CFANS sees what others can't.
And when it comes to dairy production, we see a marriage of high energy going in and high energy going out.
Researchers at the West Central Research and Outreach Center are establishing a model "net-zero" energy dairy parlor where the same amount of energy consumed is also produced on-site through wind and solar power generation. The technology could help Minnesota dairies meet consumers' desire for more sustainably produced foods.
Operating a dairy barn is inherently energy-intense. But what if producers could make their own energy, on their own farms, using the power of the wind and sun? Researchers at the Morris, Minn., research center are studying effective ways to integrate on-site small wind and solar photovoltaic generation; analyzing the economics and environmental benefits of such systems; and sharing the results with Minnesota's dairy producers. The project is part of a larger effort to create a path toward greener agriculture that uses fewer resources and leaves a smaller environmental footprint while maintaining economic viability.
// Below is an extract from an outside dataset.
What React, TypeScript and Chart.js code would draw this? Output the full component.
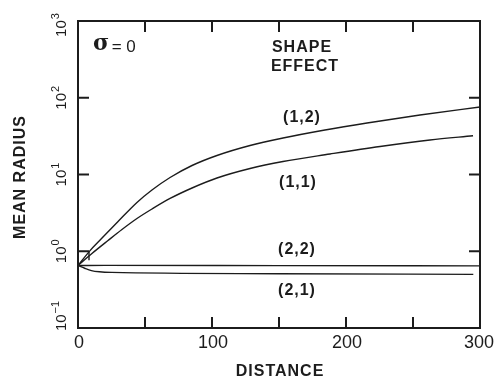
import React, { useEffect, useRef } from "react";
import { Chart, registerables } from "chart.js";

Chart.register(...registerables);

// ---- data ----
const distance12 = [0, 9, 17.2, 29.9, 44, 55.2, 68.7, 85.1, 103.7, 128.4, 153, 184.3, 215.7, 255.2, 300];
const radius12 = [0.652, 1.02, 1.44, 2.44, 4.32, 6.28, 9.14, 13.1, 17.7, 23.9, 29.9, 38.0, 46.9, 59.6, 75.8];

const distance11 = [0, 10.4, 22.4, 32.8, 44, 55.2, 68.7, 85.1, 103.7, 128.4, 153, 188.1, 225.4, 262.7, 294.8];
const radius11 = [0.652, 0.935, 1.38, 1.92, 2.67, 3.55, 4.87, 6.67, 9.0, 11.97, 14.76, 18.5, 23.2, 28.2, 32];

const distance22 = [0, 20, 150, 300];
const radius22 = [0.652, 0.655, 0.65, 0.645];

const distance21 = [0, 5, 10, 16, 25, 150, 295];
const radius21 = [0.652, 0.6, 0.56, 0.54, 0.53, 0.51, 0.5];

const curveLabels = ["(1,2)", "(1,1)", "(2,2)", "(2,1)"];
const xTickLabels = [0, 100, 200, 300];
const xTickMarks = [50, 100, 150, 200, 250];
const yExponents = [-1, 0, 1, 2, 3];
const yTickMarks = [1, 10, 100];
const xTitle = "DISTANCE";
const yTitle = "MEAN RADIUS";
const titleLines = ["SHAPE", "EFFECT"];
const sigmaText = "σ = 0";

const toPoints = (xs: number[], ys: number[]) => xs.map((x, i) => ({ x, y: ys[i] }));

const INK = "#1c1c1c";

const decorPlugin = {
  id: "decor",
  afterDraw(chart: any) {
    const ctx = chart.ctx as CanvasRenderingContext2D;
    const { left, right, top, bottom } = chart.chartArea;
    const xs = chart.scales.x;
    const ys = chart.scales.y;
    ctx.save();
    ctx.strokeStyle = INK;
    ctx.fillStyle = INK;
    // frame
    ctx.lineWidth = 2;
    ctx.strokeRect(left, top, right - left, bottom - top);
    // inward ticks
    const tl = 11;
    ctx.beginPath();
    xTickMarks.forEach((v) => {
      const px = xs.getPixelForValue(v);
      ctx.moveTo(px, bottom);
      ctx.lineTo(px, bottom - tl);
      ctx.moveTo(px, top);
      ctx.lineTo(px, top + tl);
    });
    yTickMarks.forEach((v) => {
      const py = ys.getPixelForValue(v);
      ctx.moveTo(left, py);
      ctx.lineTo(left + tl, py);
      ctx.moveTo(right, py);
      ctx.lineTo(right - tl, py);
    });
    ctx.stroke();
    // small notch below the 10^0 tick on the left axis
    ctx.lineWidth = 1.4;
    ctx.beginPath();
    const p1 = ys.getPixelForValue(1);
    ctx.moveTo(left + tl, p1);
    ctx.lineTo(left + tl, p1 + 9);
    ctx.stroke();

    // x tick labels
    ctx.font = "18px 'Liberation Sans', Arial, sans-serif";
    ctx.textAlign = "center";
    ctx.textBaseline = "middle";
    const W = chart.width;
    xTickLabels.forEach((v) => {
      const s = String(v);
      const w = ctx.measureText(s).width;
      let px = xs.getPixelForValue(v);
      px = Math.min(px, W - w / 2 - 1);
      ctx.fillText(s, px + 1, bottom + 15);
    });

    // y tick labels: rotated 10^n
    yExponents.forEach((e) => {
      let py = ys.getPixelForValue(Math.pow(10, e));
      if (e === -1) py -= 12;
      if (e === 3) py += 4;
      const base = "10";
      const sup = e < 0 ? "−" + Math.abs(e) : String(e);
      ctx.save();
      ctx.translate(62, py);
      ctx.rotate(-Math.PI / 2);
      ctx.font = "15px 'Liberation Sans', Arial, sans-serif";
      const wb = ctx.measureText(base).width;
      ctx.font = "11px 'Liberation Sans', Arial, sans-serif";
      const wsup = ctx.measureText(sup).width;
      const total = wb + wsup + 1;
      ctx.textAlign = "left";
      ctx.textBaseline = "middle";
      ctx.font = "15px 'Liberation Sans', Arial, sans-serif";
      ctx.fillText(base, -total / 2, 0);
      ctx.font = "11px 'Liberation Sans', Arial, sans-serif";
      ctx.fillText(sup, -total / 2 + wb + 1, -6);
      ctx.restore();
    });

    // axis titles
    ctx.font = "bold 16px 'Liberation Sans', Arial, sans-serif";
    (ctx as any).letterSpacing = "1px";
    ctx.textAlign = "center";
    ctx.textBaseline = "middle";
    ctx.fillText(xTitle, 280, bottom + 44);
    ctx.save();
    ctx.translate(21, 177);
    ctx.rotate(-Math.PI / 2);
    ctx.fillText(yTitle, 0, 0);
    ctx.restore();

    // annotations
    ctx.fillText(titleLines[0], 302, 48);
    ctx.fillText(titleLines[1], 305, 67);
    const labelPos = [
      [302, 118],
      [298, 183],
      [297, 250],
      [297, 291],
    ];
    curveLabels.forEach((t, i) => ctx.fillText(t, labelPos[i][0], labelPos[i][1]));

    (ctx as any).letterSpacing = "0px";
    ctx.textAlign = "left";
    ctx.font = "bold 22px 'DejaVu Serif', serif";
    ctx.fillText(sigmaText.charAt(0), 93, 44);
    ctx.font = "17px 'Liberation Sans', Arial, sans-serif";
    ctx.fillText(sigmaText.slice(1), 107, 47);
    ctx.restore();
  },
};

export default function App() {
  const ref = useRef<HTMLCanvasElement>(null);
  useEffect(() => {
    if (!ref.current) return;
    const ds = (xs: number[], ys: number[]) => ({
      data: toPoints(xs, ys),
      borderColor: INK,
      borderWidth: 1.4,
      pointRadius: 0,
      fill: false,
      cubicInterpolationMode: "monotone" as const,
    });
    const chart = new Chart(ref.current, {
      type: "line",
      data: {
        datasets: [
          { label: curveLabels[0], ...ds(distance12, radius12) },
          { label: curveLabels[1], ...ds(distance11, radius11) },
          { label: curveLabels[2], ...ds(distance22, radius22) },
          { label: curveLabels[3], ...ds(distance21, radius21) },
        ],
      },
      options: {
        animation: false,
        responsive: false,
        events: [],
        layout: { padding: { left: 78, top: 21, right: 14, bottom: 50 } },
        plugins: { legend: { display: false }, tooltip: { enabled: false } },
        scales: {
          x: { type: "linear", min: 0, max: 300, display: false },
          y: { type: "logarithmic", min: 0.1, max: 1000, display: false },
        },
      },
      plugins: [decorPlugin],
    });
    return () => chart.destroy();
  }, []);
  return (
    <div style={{ position: "fixed", left: 0, top: 0, width: 494, height: 378, background: "#fff" }}>
      <canvas ref={ref} width={494} height={378} style={{ display: "block" }} />
    </div>
  );
}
The center's organic and conventional dairy herds, along with its tradition of renewable energy innovation, make it the ideal place to generate a collaboration between dairy and energy.
- The WCROC is the only university-sanctioned operation to raise conventional and organic dairy herds side-by-side, with 110 cattle in our organic herd and 130 cattle in our conventional herd.
- The center's 1.65 megawatt turbine provides the University of Minnesota, Morris (UMM) with 4.8 million kilowatt hours of power each year, more than half of the campus's annual electricity requirement.